Monday, September 26, 2005

Reading Nation in the Romantic Period

I've been reading William St Clair's terrific The Reading Nation in the Romantic Period (borrowed from the university library because it retails at £90, though it is a book I would like to have on my own bookshelf). From his concluding chapter (pages 436, 437):

"As the example of popular print between 1600 and 1780 shows, large reading constituencies were sometimes held for long periods in an unsatisfactory equilibrium marked by the increasing obsolescence of the main printed texts to which they had access. This episode offers what is probably the most illuminating case that is likely to be found of the long-term consquences of an unregulated private commercial monopoly on the nature of texts, books, prices, access, reading and resultant mentalities. It is unlilkely, for example, that those who around 1600 were caught in the pre-scientific world of the English-language bible, the ballad, the chapbook, and the astrological almanac, actively rejected modernity for the next two hundred years, or preferred that the medical and birth control advice which they reveived in print should be out-of-date and ineffective."
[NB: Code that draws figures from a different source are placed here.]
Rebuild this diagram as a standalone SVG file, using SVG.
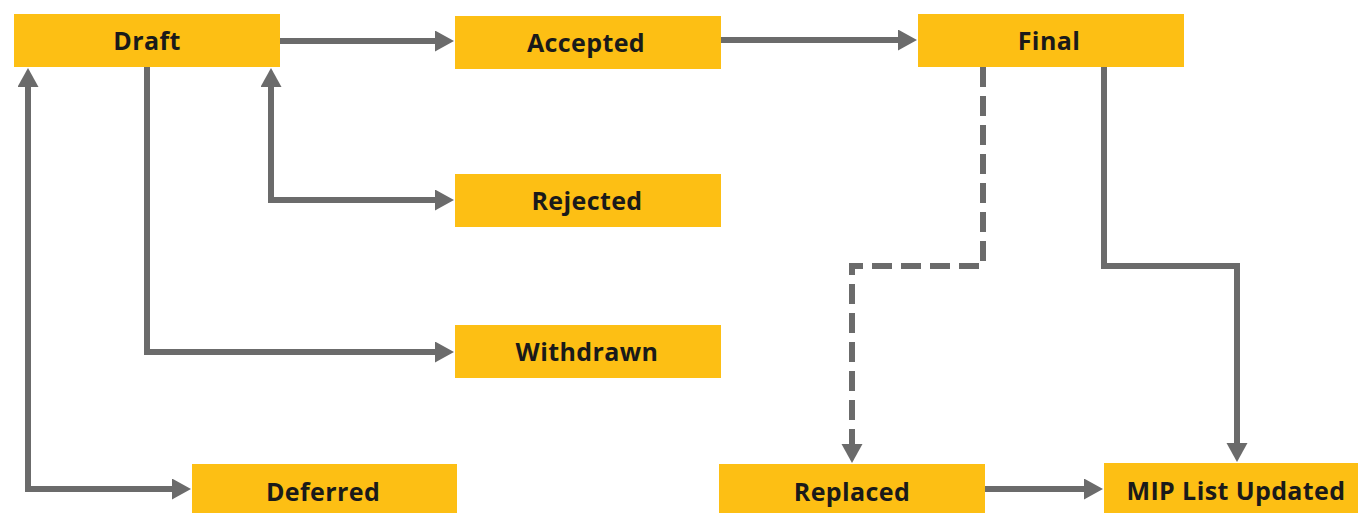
<svg xmlns="http://www.w3.org/2000/svg" width="1358" height="513" viewBox="0 0 1358 513">
  <style>
    .node rect { fill: #FDBF14; }
    .node text { font-family: "Open Sans", "Liberation Sans", sans-serif; font-weight: bold; font-size: 25px; letter-spacing: 0.4px; fill: #1a1a1a; text-anchor: middle; }
    .edge { fill: none; stroke: #6b6b6b; stroke-width: 6; stroke-linejoin: miter; }
    .dashed { stroke-dasharray: 20 9; }
  </style>
  <defs>
    <marker id="arrow" markerUnits="userSpaceOnUse" markerWidth="20" markerHeight="22" refX="1" refY="10.5" orient="auto-start-reverse">
      <path d="M0,0 L19,10.5 L0,21 Z" fill="#6b6b6b"/>
    </marker>
  </defs>
  <rect width="1358" height="513" fill="#ffffff"/>

  <g id="connectors">
    <!-- Draft to Accepted -->
    <path class="edge" d="M280,41 H436" marker-end="url(#arrow)"/>
    <!-- Accepted to Final -->
    <path class="edge" d="M721,40 H899" marker-end="url(#arrow)"/>
    <!-- Draft and Rejected, both ways -->
    <path class="edge" d="M271,86 V200 H436" marker-start="url(#arrow)" marker-end="url(#arrow)"/>
    <!-- Draft to Withdrawn -->
    <path class="edge" d="M147,67 V352 H436" marker-end="url(#arrow)"/>
    <!-- Draft and Deferred, both ways -->
    <path class="edge" d="M28,86 V489 H173" marker-start="url(#arrow)" marker-end="url(#arrow)"/>
    <!-- Final to Replaced (dashed) -->
    <path class="edge dashed" d="M983,67 V266 H852 V445"/>
    <path class="edge" d="M852,440 V445" marker-end="url(#arrow)"/>
    <!-- Final to MIP List Updated -->
    <path class="edge" d="M1104,67 V266 H1237 V444" marker-end="url(#arrow)"/>
    <!-- Replaced to MIP List Updated -->
    <path class="edge" d="M985,489 H1085" marker-end="url(#arrow)"/>
  </g>

  <g id="draft" class="node">
    <rect x="14" y="14" width="266" height="53"/>
    <text x="147" y="50">Draft</text>
  </g>
  <g id="accepted" class="node">
    <rect x="455" y="16" width="266" height="53"/>
    <text x="586" y="52">Accepted</text>
  </g>
  <g id="final" class="node">
    <rect x="918" y="14" width="266" height="53"/>
    <text x="1049" y="50">Final</text>
  </g>
  <g id="rejected" class="node">
    <rect x="455" y="174" width="266" height="53"/>
    <text x="587" y="210">Rejected</text>
  </g>
  <g id="withdrawn" class="node">
    <rect x="455" y="325" width="266" height="53"/>
    <text x="587" y="361">Withdrawn</text>
  </g>
  <g id="deferred" class="node">
    <rect x="192" y="464" width="265" height="53"/>
    <text x="323" y="501">Deferred</text>
  </g>
  <g id="replaced" class="node">
    <rect x="719" y="464" width="266" height="53"/>
    <text x="852" y="501">Replaced</text>
  </g>
  <g id="mip-list-updated" class="node">
    <rect x="1104" y="463" width="266" height="53"/>
    <text x="1236" y="500">MIP List Updated</text>
  </g>
</svg>
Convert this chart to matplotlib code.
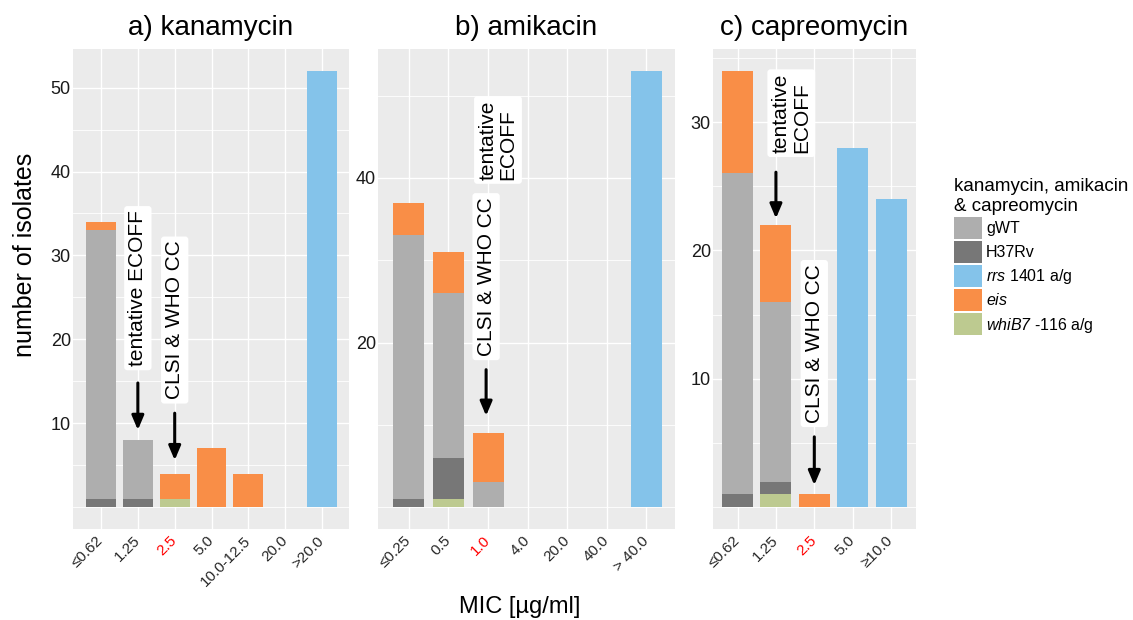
import matplotlib
matplotlib.use("Agg")
import matplotlib.pyplot as plt
from matplotlib.patches import Patch
import numpy as np

plt.rcParams['font.family'] = ['Liberation Sans', 'DejaVu Sans']
plt.rcParams['mathtext.fontset'] = 'custom'
plt.rcParams['mathtext.rm'] = 'Liberation Sans:italic'
plt.rcParams['mathtext.it'] = 'Liberation Sans:italic'

# ---------------- data ----------------
series_names = ['whiB7', 'H37Rv', 'gWT', 'eis', 'rrs']   # stacking order bottom -> top

kan_cats = ['≤0.62', '1.25', '2.5', '5.0', '10.0-12.5', '20.0', '>20.0']
kan_whiB7 = [0, 0, 1, 0, 0, 0, 0]
kan_H37Rv = [1, 1, 0, 0, 0, 0, 0]
kan_gWT = [32, 7, 0, 0, 0, 0, 0]
kan_eis = [1, 0, 3, 7, 4, 0, 0]
kan_rrs = [0, 0, 0, 0, 0, 0, 52]

ami_cats = ['≤0.25', '0.5', '1.0', '4.0', '20.0', '40.0', '> 40.0']
ami_whiB7 = [0, 1, 0, 0, 0, 0, 0]
ami_H37Rv = [1, 5, 0, 0, 0, 0, 0]
ami_gWT = [32, 20, 3, 0, 0, 0, 0]
ami_eis = [4, 5, 6, 0, 0, 0, 0]
ami_rrs = [0, 0, 0, 0, 0, 0, 53]

cap_cats = ['≤0.62', '1.25', '2.5', '5.0', '≥10.0']
cap_whiB7 = [0, 1, 0, 0, 0]
cap_H37Rv = [1, 1, 0, 0, 0]
cap_gWT = [25, 14, 0, 0, 0]
cap_eis = [8, 6, 1, 0, 0]
cap_rrs = [0, 0, 0, 28, 24]

titles = ['a) kanamycin', 'b) amikacin', 'c) capreomycin']
red_ticks = ['2.5', '1.0', '2.5']

legend_order = ['gWT', 'H37Rv', 'rrs', 'eis', 'whiB7']
legend_labels = ['gWT', 'H37Rv', r'$\it{rrs}$ 1401 a/g', r'$\it{eis}$', r'$\it{whiB7}$ -116 a/g']
colors = {'gWT': '#AEAEAE', 'H37Rv': '#777777', 'rrs': '#84C3EA',
          'eis': '#F98E47', 'whiB7': '#BDCA90'}

# ---------------- layout ----------------
W, H = 1133, 620
fig = plt.figure(figsize=(W / 100, H / 100), dpi=100)

def ax_at(l, r, t, b):
    return fig.add_axes([l / W, 1 - b / H, (r - l) / W, (b - t) / H])

axes = [ax_at(73, 349, 49, 529), ax_at(378, 675, 49, 529), ax_at(713, 916, 49, 529)]

panels = [
    dict(cats=kan_cats, data=dict(whiB7=kan_whiB7, H37Rv=kan_H37Rv, gWT=kan_gWT, eis=kan_eis, rrs=kan_rrs),
         xlim=(-0.76, 6.73), ylim=(-2.6, 54.6), width=0.81,
         major=[10, 20, 30, 40, 50], minor=[0, 5, 15, 25, 35, 45]),
    dict(cats=ami_cats, data=dict(whiB7=ami_whiB7, H37Rv=ami_H37Rv, gWT=ami_gWT, eis=ami_eis, rrs=ami_rrs),
         xlim=(-0.78, 6.72), ylim=(-2.65, 55.65), width=0.78,
         major=[20, 40], minor=[0, 10, 30, 50]),
    dict(cats=cap_cats, data=dict(whiB7=cap_whiB7, H37Rv=cap_H37Rv, gWT=cap_gWT, eis=cap_eis, rrs=cap_rrs),
         xlim=(-0.64, 4.65), ylim=(-1.7, 35.7), width=0.81,
         major=[10, 20, 30], minor=[0, 5, 15, 25, 35]),
]

for ax, p, title, red in zip(axes, panels, titles, red_ticks):
    n = len(p['cats'])
    x = np.arange(n)
    bottom = np.zeros(n)
    for s in series_names:
        vals = np.array(p['data'][s], dtype=float)
        ax.bar(x, vals, bottom=bottom, width=p['width'], color=colors[s], linewidth=0, zorder=2)
        bottom += vals
    ax.set_facecolor('#EBEBEB')
    for sp in ax.spines.values():
        sp.set_visible(False)
    ax.set_xlim(*p['xlim'])
    ax.set_ylim(*p['ylim'])
    ax.set_xticks(x)
    ax.set_xticklabels(p['cats'])
    ax.set_yticks(p['major'])
    ax.set_yticks(p['minor'], minor=True)
    ax.grid(True, which='major', color='white', lw=1.0, zorder=0)
    ax.grid(True, which='minor', axis='y', color='white', lw=0.6, zorder=0)
    ax.set_axisbelow(True)
    ax.tick_params(axis='y', which='both', length=0, pad=1.5, labelsize=13, labelcolor='#1a1a1a')
    ax.tick_params(axis='x', which='both', length=0, pad=7, labelsize=11, labelcolor='#262626')
    for lab in ax.get_xticklabels():
        lab.set_rotation(45)
        lab.set_ha('right')
        lab.set_va('center')
        lab.set_rotation_mode('anchor')
        if lab.get_text() == red:
            lab.set_color('red')
    ax.set_title(title, fontsize=20, pad=10)

box = dict(boxstyle='round,pad=0.2,rounding_size=0.15', fc='white', ec='none')
arrow = dict(arrowstyle='-|>,head_length=0.85,head_width=0.36', color='black', lw=2.2,
             shrinkA=0, shrinkB=0, mutation_scale=10)

def label(ax, x, y, s):
    ax.text(x, y, s, rotation=90, ha='center', va='center', fontsize=15, bbox=box,
            multialignment='left', linespacing=1.1, zorder=5)

def arr(ax, x, y0, y1):
    ax.annotate('', xy=(x, y1), xytext=(x, y0), arrowprops=arrow, zorder=5)

# panel a
label(axes[0], 1.0, 26.1, 'tentative ECOFF')
arr(axes[0], 1.0, 14.8, 9.2)
label(axes[0], 2.0, 22.3, 'CLSI & WHO CC')
arr(axes[0], 2.0, 11.2, 5.6)
# panel b
label(axes[1], 2.25, 44.6, 'tentative\nECOFF')
label(axes[1], 1.95, 28.0, 'CLSI & WHO CC')
arr(axes[1], 1.95, 16.7, 11.1)
# panel c
label(axes[2], 1.4, 30.7, 'tentative\nECOFF')
arr(axes[2], 1.0, 26.1, 22.5)
label(axes[2], 2.0, 12.75, 'CLSI & WHO CC')
arr(axes[2], 2.0, 5.48, 1.72)

fig.text(25 / W, 1 - 255 / H, 'number of isolates', rotation=90, ha='center', va='center', fontsize=18)
fig.text(520 / W, 1 - 607 / H, 'MIC [µg/ml]', ha='center', va='center', fontsize=17)

handles = [Patch(facecolor=colors[k], edgecolor='none') for k in legend_order]
fig.legend(handles, legend_labels, loc='upper left', bbox_to_anchor=(954 / W, 1 - 178 / H),
           frameon=False, title='kanamycin, amikacin\n& capreomycin', title_fontsize=13.5,
           fontsize=11.5, handlelength=1.75, handleheight=1.75, labelspacing=0.13,
           handletextpad=0.25, borderpad=0, borderaxespad=0, alignment='left')

fig.savefig('out.png', dpi=100)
The copyright industries are currently enduring a period of turbulence but concerns about laws and technologies (eg copyright directive and drm) driving us towards another period of stability characterised by monopolistic control could well be strengthed by further studies of this nature. And from the final page of the final chapter, St Clair gives his perspective on the modern debate:

"The argument that intellectual property is a privilege granted for a limtied period in order to reward and encourage innovation that is valuable to the society that grants it is as valid today as it was in Adam Smith's time. The conditions within which the privilege should be granted are therefore an issue of public policy, which ought to be decided , not in accordance with dogmas about the rights of property, but with eyes open to the public interest in the likely consequences. When, for the first time in history, copies of texts of all kinds can be reproduced and circulated instantaneously in limitless numbers at infinitesimal cost, it is perverse that much of the technological and business effort of the text copying industries is devoted to preventing copying and to keeping up the price of access."

Absolutely!

St Clair's chapter on Mary Shelley's Frankenstein and the degree to which the original moral of a story can get distorted through events beyond the author's control is fascinating.